Aim: Tally up the lines that include "Write" and state that number by itself.
* * * *
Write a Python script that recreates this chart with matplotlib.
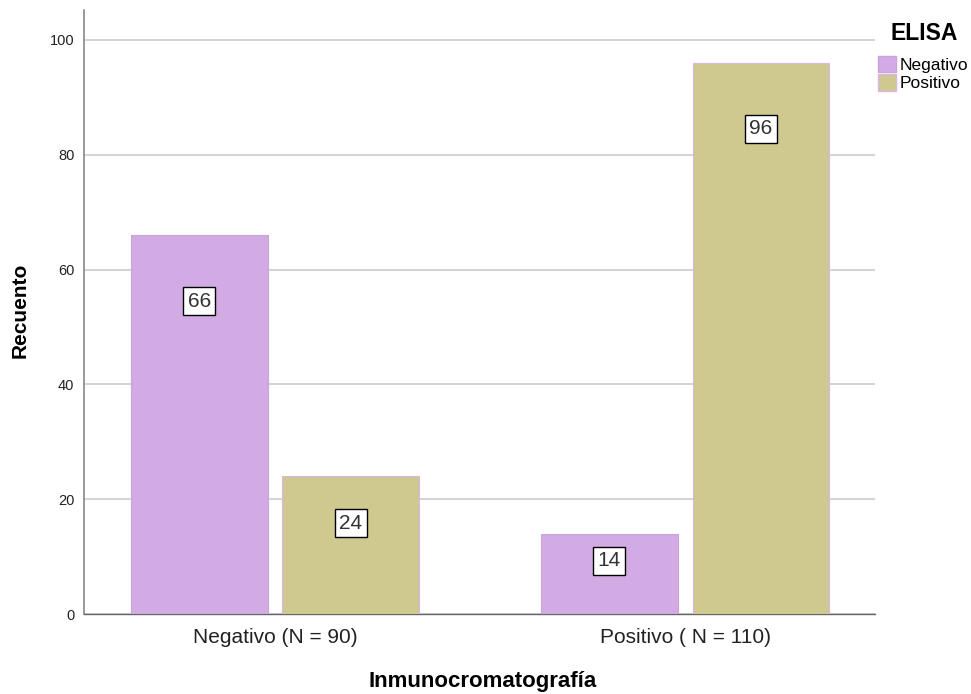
import numpy as np
import matplotlib.pyplot as plt
from matplotlib.patches import Patch

plt.rcParams['font.family'] = ['Liberation Sans', 'DejaVu Sans']

# Conteos por grupo de inmunocromatografía y resultado ELISA
groups = ['Negativo (N = 90)', 'Positivo ( N = 110)']
elisa = ['Negativo', 'Positivo']
counts_neg = [66, 14]
counts_pos = [24, 96]
yticks = [0, 20, 40, 60, 80, 100]

col_neg = '#D2ABE4'
col_pos = '#CFC98F'

fig = plt.figure(figsize=(9.71, 6.94), dpi=100)
ax = fig.add_axes([84 / 971, 80 / 694, 791 / 971, 604 / 694])

x = np.arange(len(groups))
w = 0.334
off = 0.185
b1 = ax.bar(x - off, counts_neg, w, color=col_neg, edgecolor='#C9A3DC', linewidth=0.8, zorder=3)
b2 = ax.bar(x + off, counts_pos, w, color=col_pos, edgecolor='#D8B6E6', linewidth=0.8, zorder=3)

# etiquetas con el valor dentro de cada barra
for bars, vals in [(b1, counts_neg), (b2, counts_pos)]:
    for r, v in zip(bars, vals):
        ypos = max(v - 11.5, v * 0.66)
        ax.text(r.get_x() + r.get_width() / 2, ypos, str(v), ha='center', va='center',
                fontsize=15, color='#333333', zorder=4,
                bbox=dict(boxstyle='square,pad=0.21', facecolor='white', edgecolor='black', linewidth=1.0))

ax.set_xlim(-0.466, 1.463)
ax.set_ylim(0, 105.2)
ax.set_yticks(yticks)
ax.set_xticks(x)
ax.set_xticklabels(groups, fontsize=15, color='#222222')
ax.tick_params(axis='y', length=0, pad=7, labelsize=10.5, labelcolor='#222222')
ax.tick_params(axis='x', length=0, pad=10)
ax.yaxis.grid(True, color='#CCCCCC', linewidth=1.2, zorder=0)
ax.set_axisbelow(True)

for s in ['top', 'right']:
    ax.spines[s].set_visible(False)
ax.spines['left'].set_color('#888888')
ax.spines['bottom'].set_color('#666666')
ax.spines['left'].set_linewidth(1.2)
ax.spines['bottom'].set_linewidth(1.0)

fig.text(20 / 971, 1 - 310 / 694, 'Recuento', rotation=90, ha='center', va='center',
         fontsize=15, fontweight='bold')
fig.text(483 / 971, 2 / 694, 'Inmunocromatografía', ha='center', va='bottom',
         fontsize=16, fontweight='bold')

# leyenda
fig.text(890 / 971, 1 - 33 / 694, 'ELISA', ha='left', va='center', fontsize=16.5, fontweight='bold')
handles = [Patch(facecolor=col_neg, edgecolor='#C9A3DC'), Patch(facecolor=col_pos, edgecolor='#D8B6E6')]
fig.legend(handles, elisa, loc='upper left', bbox_to_anchor=(876 / 971, 1 - 54 / 694),
           frameon=False, fontsize=12.5, handlelength=1.05, handleheight=1.05,
           handletextpad=0.2, labelspacing=0.1, borderpad=0.1, borderaxespad=0)

fig.savefig('out.png', dpi=100)
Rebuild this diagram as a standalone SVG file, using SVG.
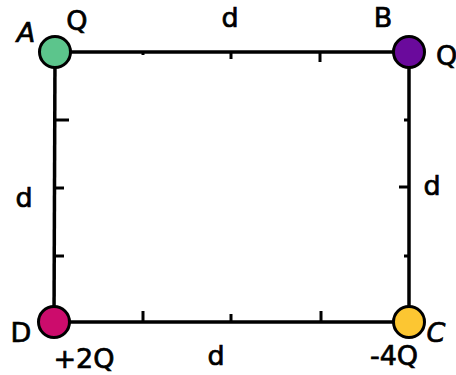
<svg xmlns="http://www.w3.org/2000/svg" width="456" height="375" viewBox="0 0 456 375">
<style>
.ln{stroke:#000;stroke-width:3.5;fill:none;stroke-linecap:butt}
.tk{stroke:#000;stroke-width:3;fill:none}
.q{stroke:#000;stroke-width:3}
text{font-family:"DejaVu Sans","Liberation Sans",sans-serif;font-size:27px;fill:#000;stroke:#000;stroke-width:0.7;text-anchor:middle}
.it{font-style:italic}
</style>
<rect width="456" height="375" fill="#fff"/>
<g id="connectors">
<line class="ln" x1="55" y1="52" x2="409" y2="52"/>
<line class="ln" x1="409" y1="52" x2="409" y2="322"/>
<line class="ln" x1="409" y1="322" x2="54" y2="322"/>
<line class="ln" x1="54" y1="322" x2="55" y2="52"/>
<g id="ticks">
<line class="tk" x1="143" y1="52" x2="143" y2="55"/>
<line class="tk" x1="231" y1="52" x2="231" y2="59"/>
<line class="tk" x1="320" y1="52" x2="320" y2="62"/>
<line class="tk" x1="409" y1="120" x2="404" y2="120"/>
<line class="tk" x1="409" y1="187" x2="399" y2="187"/>
<line class="tk" x1="409" y1="256" x2="404" y2="256"/>
<line class="tk" x1="55" y1="120" x2="69" y2="120"/>
<line class="tk" x1="55" y1="188" x2="64" y2="188"/>
<line class="tk" x1="55" y1="256" x2="64" y2="256"/>
<line class="tk" x1="143" y1="322" x2="143" y2="311"/>
<line class="tk" x1="231" y1="322" x2="231" y2="314"/>
<line class="tk" x1="321" y1="322" x2="321" y2="311"/>
</g>
</g>
<g id="A"><circle class="q" cx="55" cy="52" r="15.5" fill="#5cc58c"/><text class="it" x="26" y="42">A</text><text x="77" y="30">Q</text></g>
<g id="B"><circle class="q" cx="409" cy="52" r="15.5" fill="#6a0a9c"/><text x="383" y="27">B</text><text x="436" y="65" style="text-anchor:start">Q</text></g>
<g id="C"><circle class="q" cx="409" cy="322" r="15.5" fill="#fcc632"/><text class="it" x="436" y="342">C</text><text x="394" y="365">-4Q</text></g>
<g id="D"><circle class="q" cx="54" cy="322" r="15.5" fill="#cc0c6c"/><text x="21" y="342">D</text><text x="84" y="368">+2Q</text></g>
<g id="labels">
<text x="230" y="27">d</text>
<text x="24" y="207">d</text>
<text x="432" y="195">d</text>
<text x="216" y="365">d</text>
</g>
</svg>
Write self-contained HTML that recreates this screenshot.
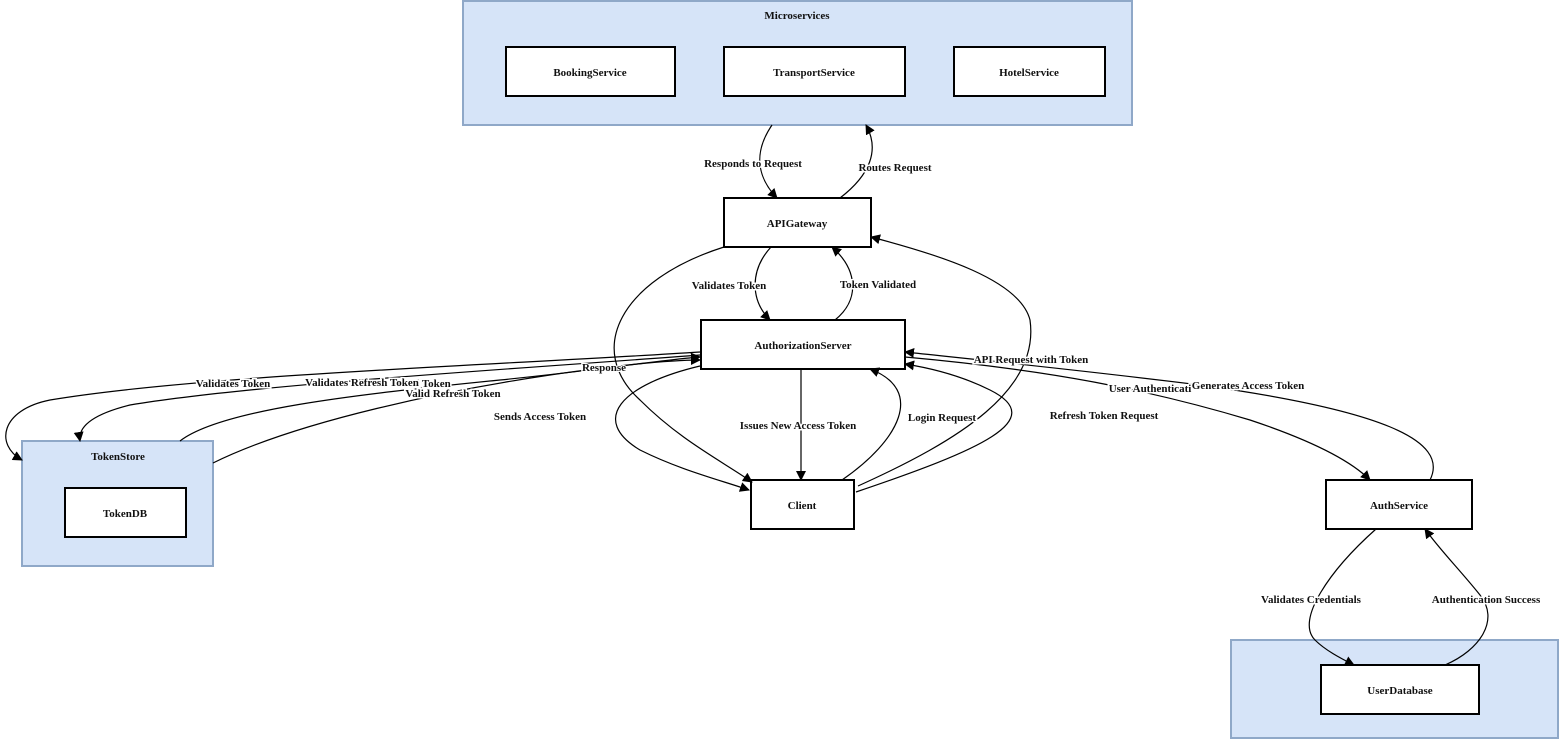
* * * *
Correct response: 2